10 thoughts on “Quote of the day—Kender MacGowan

  1. i like option #1. Because he’s so ignorant, he’d give them to someone else (because HE doesn’t like them) to “dispose” of, but that means it is a straw-man purchase and a clear violation of the law. so he buys back a hundred guns, gets sent to jail for 20 years as a gun-runner. Righteous and ironic.

    • Except for the minor problem that straw-buyer gun runners only get sent to jail if they have an R after their name, not if they have a D.

  2. I am weirdly reminded of those tales about gun buybacks where antique and modern FFL holders would set up shop outside and offer to appraise firearms and give better deals than crappy Wal-Mart gift cards.

    • I am also reminded of the stories of starter pistols and mortar round storage boxes getting sold to the governments for their Wal-Mart gift cards. Serves them right. Buy Back. Not if I didn’t buy it from them.

      More totalitarian Newspeak.

  3. You can’t sale your guns back to the government. That would be transfer of a weapon to a known felon!

  4. If he attempts to confiscate firearms from an unwilling owner, that could quite likely end up with him being perforated by multiple projectiles traveling at a high rate of speed. In most states, if not all, it is legal to defend one’s property from robbery by shooting the robber.

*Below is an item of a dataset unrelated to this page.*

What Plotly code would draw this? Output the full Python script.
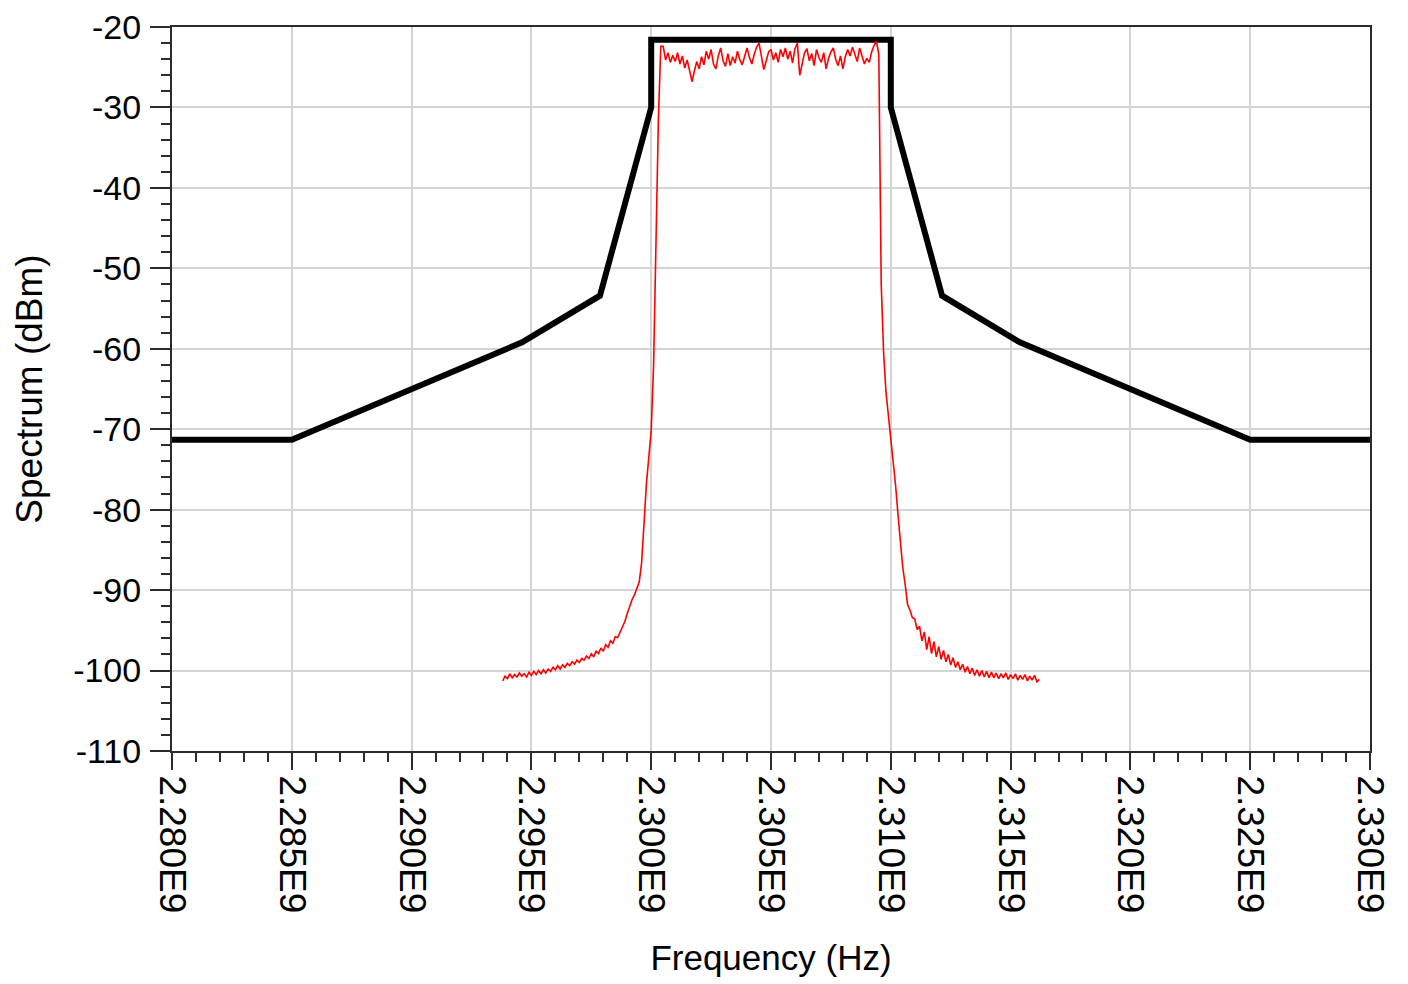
import numpy as np
import plotly.graph_objects as go

# ---- Data ----
# Spectrum mask (black), frequency in MHz, level in dBm
mask_freq_mhz = [2280.0, 2285.0, 2294.61, 2297.86, 2300.0, 2300.0,
                 2310.0, 2310.0, 2312.14, 2315.39, 2325.0, 2330.0]
mask_dbm = [-71.3, -71.3, -59.2, -53.4, -30.0, -21.6,
            -21.6, -30.0, -53.4, -59.2, -71.3, -71.3]

# Measured spectrum (red), sampled every 0.1 MHz from 2293.8 MHz
red_start_mhz = 2293.8
red_step_mhz = 0.1
red_left_skirt = [
    -101.3, -100.7, -101.0, -100.4, -100.9, -100.5, -100.8, -100.3, -100.7, -100.4,
    -100.8, -100.2, -100.6, -100.1, -100.5, -100.0, -100.4, -99.9, -100.3, -99.8,
    -100.1, -99.6, -99.9, -99.4, -99.8, -99.3, -99.6, -99.1, -99.4, -98.9,
    -99.2, -98.7, -99.0, -98.5, -98.7, -98.2, -98.5, -97.9, -98.3, -97.6,
    -97.9, -97.2, -97.6, -96.8, -97.1, -96.3, -96.6, -95.8, -95.9, -95.2,
    -94.6, -93.9, -92.9, -91.9, -91.2, -90.6, -89.9, -89.0, -86.6, -81.5,
    -76.8, -73.5, -70.2,
]
red_rise = [-62.0, -48.5, -31.5, -22.4]
red_top = [
    -22.4, -24.1, -23.2, -24.4, -23.5, -24.3, -23.2, -24.6, -23.6, -25.1,
    -24.1, -25.4, -26.8, -25.5, -24.3, -25.2, -23.7, -24.7, -23.0, -24.0,
    -22.8, -24.6, -25.2, -23.6, -22.6, -24.2, -24.9, -23.3, -24.8, -23.7,
    -24.5, -23.0, -24.1, -24.7, -23.5, -22.6, -23.8, -24.6, -23.4, -22.5,
    -22.0, -23.6, -25.3, -24.2, -23.1, -22.8, -24.1, -23.2, -24.4, -22.8,
    -23.7, -22.6, -24.0, -23.0, -24.5, -22.7, -22.0, -26.0, -24.6, -23.2,
    -22.7, -24.2, -23.3, -24.8, -22.8, -23.8, -24.4, -23.2, -25.2, -23.9,
    -23.1, -22.6, -24.0, -24.8, -23.6, -25.2, -23.7, -22.8, -23.6, -22.5,
    -23.4, -24.3, -22.6, -23.7, -24.6, -23.9, -24.4, -23.1, -22.3, -21.8,
    -23.4,
]
red_fall = [-52.0, -60.5, -65.4, -68.2]
red_right_skirt = [
    -71.0, -74.3, -77.0, -80.6, -84.1, -87.2, -89.3, -91.8, -92.5, -93.4,
    -93.6, -94.9, -94.5, -96.3, -95.2, -97.4, -95.8, -97.9, -96.4, -98.3,
    -97.0, -98.6, -97.5, -98.9, -98.0, -99.3, -98.4, -99.6, -98.9, -99.9,
    -99.2, -100.2, -99.5, -100.4, -99.7, -100.6, -99.9, -100.7, -100.0, -100.8,
    -100.1, -100.9, -100.2, -100.9, -100.3, -101.0, -100.4, -100.9, -100.3, -101.1,
    -100.5, -101.0, -100.4, -101.2, -100.6, -101.1, -100.5, -101.3, -100.7, -101.2,
    -100.6, -101.4, -101.1,
]

x_tick_vals_hz = [2.280e9, 2.285e9, 2.290e9, 2.295e9, 2.300e9, 2.305e9,
                  2.310e9, 2.315e9, 2.320e9, 2.325e9, 2.330e9]
x_tick_text = ["2.280E9", "2.285E9", "2.290E9", "2.295E9", "2.300E9", "2.305E9",
               "2.310E9", "2.315E9", "2.320E9", "2.325E9", "2.330E9"]
y_tick_vals = [-20, -30, -40, -50, -60, -70, -80, -90, -100, -110]
y_tick_text = ["-20", "-30", "-40", "-50", "-60", "-70", "-80", "-90", "-100", "-110"]

# ---- Build series ----
red_dbm = red_left_skirt + red_rise + red_top + red_fall + red_right_skirt
red_freq_hz = [round(red_start_mhz + red_step_mhz * i, 1) * 1e6 for i in range(len(red_dbm))]
mask_freq_hz = [f * 1e6 for f in mask_freq_mhz]

FONT = "Liberation Sans, Arial, sans-serif"
AXIS_COLOR = "#2b2b2b"

fig = go.Figure()
fig.add_trace(go.Scatter(
    x=mask_freq_hz, y=mask_dbm, mode="lines",
    line=dict(color="black", width=6), showlegend=False, hoverinfo="skip"))
fig.add_trace(go.Scatter(
    x=red_freq_hz, y=red_dbm, mode="lines",
    line=dict(color="#ff0000", width=1.6), showlegend=False))

# page body has an 8px margin, so the figure is sized to the visible area
fig.update_layout(
    width=1400, height=976,
    margin=dict(l=164, r=38, t=19, b=233),
    paper_bgcolor="white", plot_bgcolor="white",
    font=dict(family=FONT, color="black"),
)
fig.update_xaxes(
    range=[2.280e9, 2.330e9], automargin=False, ticklabeloverflow="allow",
    tickmode="array", tickvals=x_tick_vals_hz, ticktext=x_tick_text,
    tickangle=90, tickfont=dict(size=37, family=FONT, color="black"),
    ticks="outside", ticklen=17, tickwidth=2, tickcolor=AXIS_COLOR,
    ticklabelstandoff=-2,
    minor=dict(dtick=1e6, ticks="outside", ticklen=9, tickwidth=2,
               tickcolor=AXIS_COLOR, showgrid=False),
    showgrid=True, gridcolor="#d4d4d4", gridwidth=1.5,
    showline=True, linecolor=AXIS_COLOR, linewidth=2, mirror=True,
    zeroline=False,
    title=dict(text="Frequency (Hz)", font=dict(size=35, family=FONT, color="black"),
               standoff=33),
)
fig.update_yaxes(
    range=[-110, -20], automargin=False, ticklabeloverflow="allow",
    tickmode="array", tickvals=y_tick_vals, ticktext=y_tick_text,
    tickfont=dict(size=34, family=FONT, color="black"),
    ticks="outside", ticklen=20, tickwidth=2, tickcolor=AXIS_COLOR,
    ticklabelstandoff=2,
    minor=dict(dtick=2, ticks="outside", ticklen=9, tickwidth=2,
               tickcolor=AXIS_COLOR, showgrid=False),
    showgrid=True, gridcolor="#d4d4d4", gridwidth=1.5,
    showline=True, linecolor=AXIS_COLOR, linewidth=2, mirror=True,
    zeroline=False,
    title=dict(text="Spectrum (dBm)", font=dict(size=37, family=FONT, color="black"),
               standoff=19),
)

fig.write_html("out.html")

    • Um, no, I don’t think so. For example, in NH you can’t generally use deadly force in defense of property, only in defense of persons.
      I do remember reading that it’s legal in Texas, but only at night.

      • You can in Utah. Attempting to steal someone’s lawfully owned firearms would be robbery, which is a forcible felony under Utah law, and it is legal to use force to prevent a forcible felony in Utah. I am sure that Utah is not alone in this.

        Also, you are incorrect about Texas.

        “If the person who used force knew or had reason to believe that it was being used against one who was entering or attempting to enter his or her home, business or vehicle; removing or attempting to remove the person from his or her home, business or vehicle; OR committing or attempting to commit:

        sexual assault
        aggravated kidnapping
        aggravated sexual assault
        aggravated robbery”

        Source: https://statelaws.findlaw.com/texas-law/texas-self-defense-laws.html

        • Ok. I was latching on to the phrase “defense of property”.
          Self defense against robbery is not defense of property, it is defense of person against threat of bodily harm. So if you are talking about attempting to take someone’s firearms by threat of force, yes, that would be robbery, and that would therefore be defense of persons. Conversely, defense of property applies if there is no threat of serious bodily harm. If you catch a thief in the act of emptying your gun cabinet (and none of them are pointed at you), that would not be robbery and the situation is different.
          As I recall, Texas has a law that says deadly force is authorized against thieves in the night but not against thieves during the day. It may be that I misunderstood, I forget the source of that information.